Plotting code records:
_ _ _ _ _ _ _

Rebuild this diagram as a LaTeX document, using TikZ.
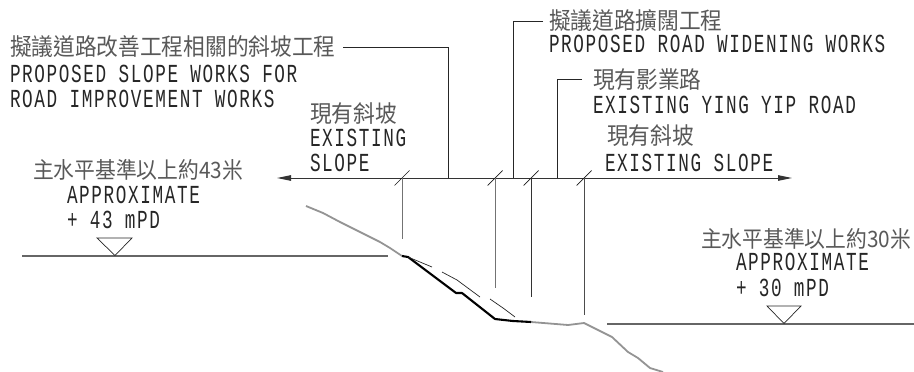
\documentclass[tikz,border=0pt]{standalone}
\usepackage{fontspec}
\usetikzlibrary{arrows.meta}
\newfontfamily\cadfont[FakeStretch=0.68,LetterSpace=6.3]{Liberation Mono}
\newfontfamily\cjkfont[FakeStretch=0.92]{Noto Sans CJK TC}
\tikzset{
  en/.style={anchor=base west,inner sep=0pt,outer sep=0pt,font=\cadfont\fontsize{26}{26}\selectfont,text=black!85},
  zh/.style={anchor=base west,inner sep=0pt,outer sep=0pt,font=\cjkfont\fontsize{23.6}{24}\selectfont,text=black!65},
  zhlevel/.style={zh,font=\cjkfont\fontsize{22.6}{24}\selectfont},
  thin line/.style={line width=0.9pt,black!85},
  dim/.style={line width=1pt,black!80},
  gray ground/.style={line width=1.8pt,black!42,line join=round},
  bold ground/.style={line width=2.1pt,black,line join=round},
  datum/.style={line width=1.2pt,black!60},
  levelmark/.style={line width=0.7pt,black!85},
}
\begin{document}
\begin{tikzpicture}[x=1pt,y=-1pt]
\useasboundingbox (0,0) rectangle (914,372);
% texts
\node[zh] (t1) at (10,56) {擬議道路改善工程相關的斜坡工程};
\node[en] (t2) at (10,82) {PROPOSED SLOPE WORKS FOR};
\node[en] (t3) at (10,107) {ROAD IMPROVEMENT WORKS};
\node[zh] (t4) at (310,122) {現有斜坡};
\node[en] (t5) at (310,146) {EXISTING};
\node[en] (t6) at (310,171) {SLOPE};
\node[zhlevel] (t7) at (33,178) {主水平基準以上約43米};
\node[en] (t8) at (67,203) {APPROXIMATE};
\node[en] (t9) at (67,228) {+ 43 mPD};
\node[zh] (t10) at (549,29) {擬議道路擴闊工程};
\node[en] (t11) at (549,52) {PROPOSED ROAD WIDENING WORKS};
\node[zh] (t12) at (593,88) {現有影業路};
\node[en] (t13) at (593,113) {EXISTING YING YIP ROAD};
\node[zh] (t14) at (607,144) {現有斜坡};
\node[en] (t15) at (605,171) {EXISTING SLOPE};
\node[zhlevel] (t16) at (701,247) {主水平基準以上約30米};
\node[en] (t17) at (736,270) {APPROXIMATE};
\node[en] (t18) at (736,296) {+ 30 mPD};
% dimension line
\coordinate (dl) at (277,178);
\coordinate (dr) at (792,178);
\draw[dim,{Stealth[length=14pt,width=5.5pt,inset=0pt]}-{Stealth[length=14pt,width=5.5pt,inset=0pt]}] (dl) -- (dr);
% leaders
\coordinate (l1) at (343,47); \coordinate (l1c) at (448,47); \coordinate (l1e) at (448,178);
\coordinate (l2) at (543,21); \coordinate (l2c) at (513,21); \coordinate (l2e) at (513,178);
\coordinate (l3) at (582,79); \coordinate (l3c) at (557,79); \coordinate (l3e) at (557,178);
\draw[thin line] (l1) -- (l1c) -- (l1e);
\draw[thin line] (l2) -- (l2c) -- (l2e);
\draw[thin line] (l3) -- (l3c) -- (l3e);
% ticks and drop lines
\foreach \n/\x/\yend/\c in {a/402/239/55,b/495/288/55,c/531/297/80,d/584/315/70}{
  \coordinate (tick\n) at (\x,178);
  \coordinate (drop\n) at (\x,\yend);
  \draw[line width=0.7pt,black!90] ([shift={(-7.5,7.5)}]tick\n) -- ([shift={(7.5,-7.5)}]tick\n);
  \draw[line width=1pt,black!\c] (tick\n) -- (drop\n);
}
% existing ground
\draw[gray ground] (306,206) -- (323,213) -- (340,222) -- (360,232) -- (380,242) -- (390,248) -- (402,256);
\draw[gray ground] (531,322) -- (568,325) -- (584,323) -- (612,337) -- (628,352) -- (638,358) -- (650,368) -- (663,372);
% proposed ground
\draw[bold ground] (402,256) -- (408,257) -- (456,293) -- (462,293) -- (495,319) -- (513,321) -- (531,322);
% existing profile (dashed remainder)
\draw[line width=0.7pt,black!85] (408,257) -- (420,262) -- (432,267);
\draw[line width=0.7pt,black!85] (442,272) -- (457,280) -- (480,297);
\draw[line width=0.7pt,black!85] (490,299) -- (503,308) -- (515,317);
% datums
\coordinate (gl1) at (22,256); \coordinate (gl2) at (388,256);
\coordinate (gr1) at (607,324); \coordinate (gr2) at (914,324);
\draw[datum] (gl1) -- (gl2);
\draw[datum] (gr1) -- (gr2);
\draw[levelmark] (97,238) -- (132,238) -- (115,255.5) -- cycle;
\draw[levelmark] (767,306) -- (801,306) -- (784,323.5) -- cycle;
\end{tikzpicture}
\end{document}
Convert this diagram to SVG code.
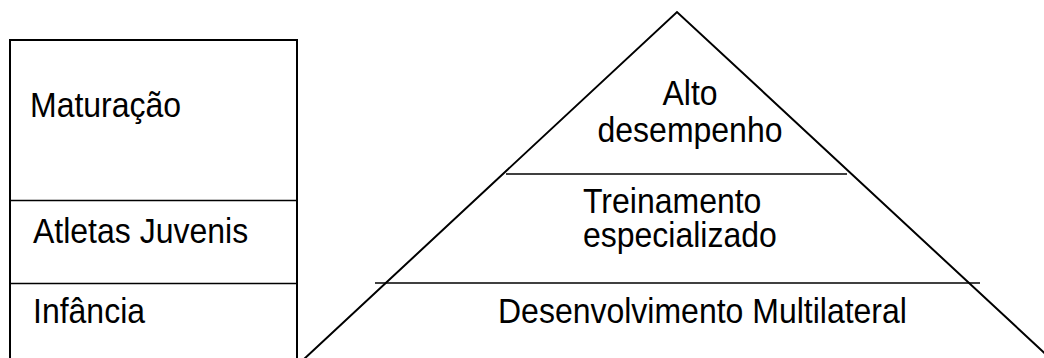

_ _ _ _ _ _ _

=== Directive ===
Write out all the entries word for word, but skip any images.

=== Solution ===
Rebuild this diagram as a LaTeX document, using TikZ.
\documentclass[tikz,border=0pt]{standalone}
\usepackage{fontspec}
\usetikzlibrary{arrows.meta}
\newfontfamily\cadfont[FakeStretch=0.68,LetterSpace=6.3]{Liberation Mono}
\newfontfamily\cjkfont[FakeStretch=0.92]{Noto Sans CJK TC}
\tikzset{
  en/.style={anchor=base west,inner sep=0pt,outer sep=0pt,font=\cadfont\fontsize{26}{26}\selectfont,text=black!85},
  zh/.style={anchor=base west,inner sep=0pt,outer sep=0pt,font=\cjkfont\fontsize{23.6}{24}\selectfont,text=black!65},
  zhlevel/.style={zh,font=\cjkfont\fontsize{22.6}{24}\selectfont},
  thin line/.style={line width=0.9pt,black!85},
  dim/.style={line width=1pt,black!80},
  gray ground/.style={line width=1.8pt,black!42,line join=round},
  bold ground/.style={line width=2.1pt,black,line join=round},
  datum/.style={line width=1.2pt,black!60},
  levelmark/.style={line width=0.7pt,black!85},
}
\begin{document}
\begin{tikzpicture}[x=1pt,y=-1pt]
\useasboundingbox (0,0) rectangle (914,372);
% texts
\node[zh] (t1) at (10,56) {擬議道路改善工程相關的斜坡工程};
\node[en] (t2) at (10,82) {PROPOSED SLOPE WORKS FOR};
\node[en] (t3) at (10,107) {ROAD IMPROVEMENT WORKS};
\node[zh] (t4) at (310,122) {現有斜坡};
\node[en] (t5) at (310,146) {EXISTING};
\node[en] (t6) at (310,171) {SLOPE};
\node[zhlevel] (t7) at (33,178) {主水平基準以上約43米};
\node[en] (t8) at (67,203) {APPROXIMATE};
\node[en] (t9) at (67,228) {+ 43 mPD};
\node[zh] (t10) at (549,29) {擬議道路擴闊工程};
\node[en] (t11) at (549,52) {PROPOSED ROAD WIDENING WORKS};
\node[zh] (t12) at (593,88) {現有影業路};
\node[en] (t13) at (593,113) {EXISTING YING YIP ROAD};
\node[zh] (t14) at (607,144) {現有斜坡};
\node[en] (t15) at (605,171) {EXISTING SLOPE};
\node[zhlevel] (t16) at (701,247) {主水平基準以上約30米};
\node[en] (t17) at (736,270) {APPROXIMATE};
\node[en] (t18) at (736,296) {+ 30 mPD};
% dimension line
\coordinate (dl) at (277,178);
\coordinate (dr) at (792,178);
\draw[dim,{Stealth[length=14pt,width=5.5pt,inset=0pt]}-{Stealth[length=14pt,width=5.5pt,inset=0pt]}] (dl) -- (dr);
% leaders
\coordinate (l1) at (343,47); \coordinate (l1c) at (448,47); \coordinate (l1e) at (448,178);
\coordinate (l2) at (543,21); \coordinate (l2c) at (513,21); \coordinate (l2e) at (513,178);
\coordinate (l3) at (582,79); \coordinate (l3c) at (557,79); \coordinate (l3e) at (557,178);
\draw[thin line] (l1) -- (l1c) -- (l1e);
\draw[thin line] (l2) -- (l2c) -- (l2e);
\draw[thin line] (l3) -- (l3c) -- (l3e);
% ticks and drop lines
\foreach \n/\x/\yend/\c in {a/402/239/55,b/495/288/55,c/531/297/80,d/584/315/70}{
  \coordinate (tick\n) at (\x,178);
  \coordinate (drop\n) at (\x,\yend);
  \draw[line width=0.7pt,black!90] ([shift={(-7.5,7.5)}]tick\n) -- ([shift={(7.5,-7.5)}]tick\n);
  \draw[line width=1pt,black!\c] (tick\n) -- (drop\n);
}
% existing ground
\draw[gray ground] (306,206) -- (323,213) -- (340,222) -- (360,232) -- (380,242) -- (390,248) -- (402,256);
\draw[gray ground] (531,322) -- (568,325) -- (584,323) -- (612,337) -- (628,352) -- (638,358) -- (650,368) -- (663,372);
% proposed ground
\draw[bold ground] (402,256) -- (408,257) -- (456,293) -- (462,293) -- (495,319) -- (513,321) -- (531,322);
% existing profile (dashed remainder)
\draw[line width=0.7pt,black!85] (408,257) -- (420,262) -- (432,267);
\draw[line width=0.7pt,black!85] (442,272) -- (457,280) -- (480,297);
\draw[line width=0.7pt,black!85] (490,299) -- (503,308) -- (515,317);
% datums
\coordinate (gl1) at (22,256); \coordinate (gl2) at (388,256);
\coordinate (gr1) at (607,324); \coordinate (gr2) at (914,324);
\draw[datum] (gl1) -- (gl2);
\draw[datum] (gr1) -- (gr2);
\draw[levelmark] (97,238) -- (132,238) -- (115,255.5) -- cycle;
\draw[levelmark] (767,306) -- (801,306) -- (784,323.5) -- cycle;
\end{tikzpicture}
\end{document}
Convert this diagram to SVG code.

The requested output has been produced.